→ **Task directions**: Retype word for word the first line of the listing and each line after it up to the line with "ui_font = 'Lato'", with the pictures taken out.

--- start of Recorded data ---

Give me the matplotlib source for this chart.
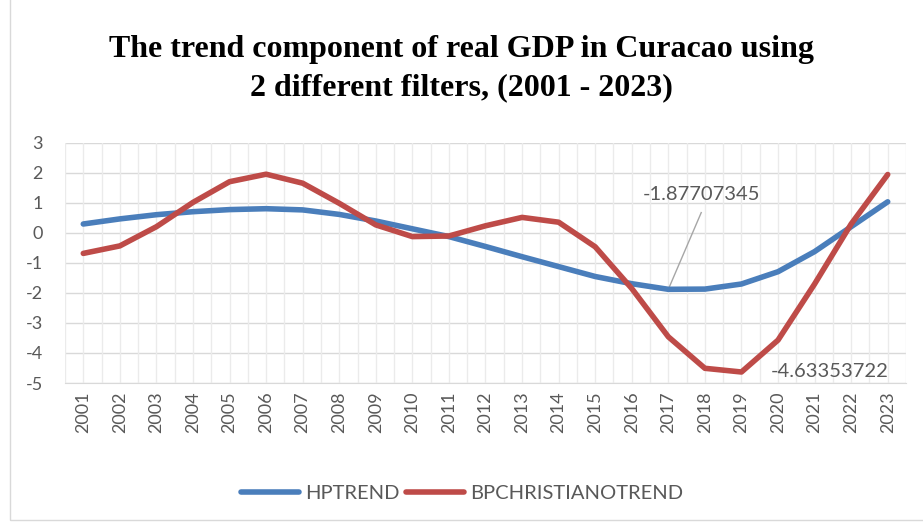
import matplotlib.pyplot as plt
from matplotlib.patches import Rectangle
import numpy as np

plt.rcParams['axes.unicode_minus'] = False

years = [str(y) for y in range(2001, 2024)]
hp_trend = [0.30, 0.47, 0.61, 0.71, 0.78, 0.81, 0.77, 0.62, 0.40, 0.14, -0.12, -0.45, -0.79,
            -1.12, -1.45, -1.69, -1.87707345, -1.87, -1.70, -1.29, -0.62, 0.21, 1.04]
bp_trend = [-0.68, -0.43, 0.21, 1.02, 1.71, 1.96, 1.66, 0.99, 0.27, -0.12, -0.10, 0.24, 0.52,
            0.36, -0.46, -1.85, -3.46, -4.51, -4.63353722, -3.57, -1.70, 0.30, 1.95]
yticks = list(range(-5, 4))

blue = '#4a7ebb'
red = '#be4b48'
grey_txt = '#595959'
ui_font = 'Lato'

fig = plt.figure(figsize=(9.23, 5.28), dpi=100)
# chart border
fig.patches.append(Rectangle((10 / 923, 8 / 528), 920 / 923, 540 / 528, transform=fig.transFigure,
                             fill=False, edgecolor='#d9d9d9', linewidth=1))

ax = fig.add_axes([65 / 923, 1 - 383 / 528, 841 / 923, 240 / 528])
x = np.arange(len(years))

# gridlines: horizontal at each integer, vertical at every half category
for v in yticks:
    ax.axhline(v, color='#d9d9d9', linewidth=1, zorder=0)
for gx in np.arange(-0.5, len(years), 0.5):
    ax.axvline(gx, color='#ebebeb', linewidth=1, zorder=0)

ax.plot(x, hp_trend, color=blue, linewidth=4, solid_capstyle='round', solid_joinstyle='round', label='HPTREND')
ax.plot(x, bp_trend, color=red, linewidth=4, solid_capstyle='round', solid_joinstyle='round', label='BPCHRISTIANOTREND')

ax.set_xlim(-0.5, len(years) - 0.5)
ax.set_ylim(-5, 3)
ax.set_yticks(yticks)
ax.set_xticks(x)
ax.set_xticklabels(years, rotation=90)
ax.tick_params(axis='both', length=0, labelsize=13, labelcolor=grey_txt, pad=6)
ax.tick_params(axis='y', pad=16)
for lbl in ax.get_xticklabels() + ax.get_yticklabels():
    lbl.set_family(ui_font)
for lbl in ax.get_yticklabels():
    lbl.set_horizontalalignment('right')
for s in ['top', 'right', 'left']:
    ax.spines[s].set_visible(False)
ax.spines['bottom'].set_color('#d9d9d9')

# data labels
ax.plot([16.9, x[16]], [0.68, hp_trend[16]], color='#a6a6a6', linewidth=1, zorder=1)
ax.text(16.9, 1.27, f'{hp_trend[16]:.8f}', fontsize=14.5, color=grey_txt, family=ui_font,
        ha='center', va='center')
ax.text(20.4, -4.62, f'{bp_trend[18]:.8f}', fontsize=14.5, color=grey_txt,
        family=ui_font, ha='center', va='center')

fig.text(0.5, 1 - 50 / 528, 'The trend component of real GDP in Curacao using',
         ha='center', va='center', fontsize=23, fontweight='bold', family='Liberation Serif')
fig.text(0.5, 1 - 88 / 528, '2 different filters, (2001 - 2023)',
         ha='center', va='center', fontsize=23, fontweight='bold', family='Liberation Serif')

fig.legend(loc='center', bbox_to_anchor=(462 / 923, 1 - 493 / 528), ncol=2, frameon=False,
           prop={'family': ui_font, 'size': 14.5}, labelcolor=grey_txt,
           handlelength=2.9, handletextpad=0.3, columnspacing=0.3)

fig.savefig('out.png', dpi=100)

--- end of Recorded data ---

→ **Output for this task**:
Give me the matplotlib source for this chart.
import matplotlib.pyplot as plt
from matplotlib.patches import Rectangle
import numpy as np

plt.rcParams['axes.unicode_minus'] = False

years = [str(y) for y in range(2001, 2024)]
hp_trend = [0.30, 0.47, 0.61, 0.71, 0.78, 0.81, 0.77, 0.62, 0.40, 0.14, -0.12, -0.45, -0.79,
            -1.12, -1.45, -1.69, -1.87707345, -1.87, -1.70, -1.29, -0.62, 0.21, 1.04]
bp_trend = [-0.68, -0.43, 0.21, 1.02, 1.71, 1.96, 1.66, 0.99, 0.27, -0.12, -0.10, 0.24, 0.52,
            0.36, -0.46, -1.85, -3.46, -4.51, -4.63353722, -3.57, -1.70, 0.30, 1.95]
yticks = list(range(-5, 4))

blue = '#4a7ebb'
red = '#be4b48'
grey_txt = '#595959'
ui_font = 'Lato'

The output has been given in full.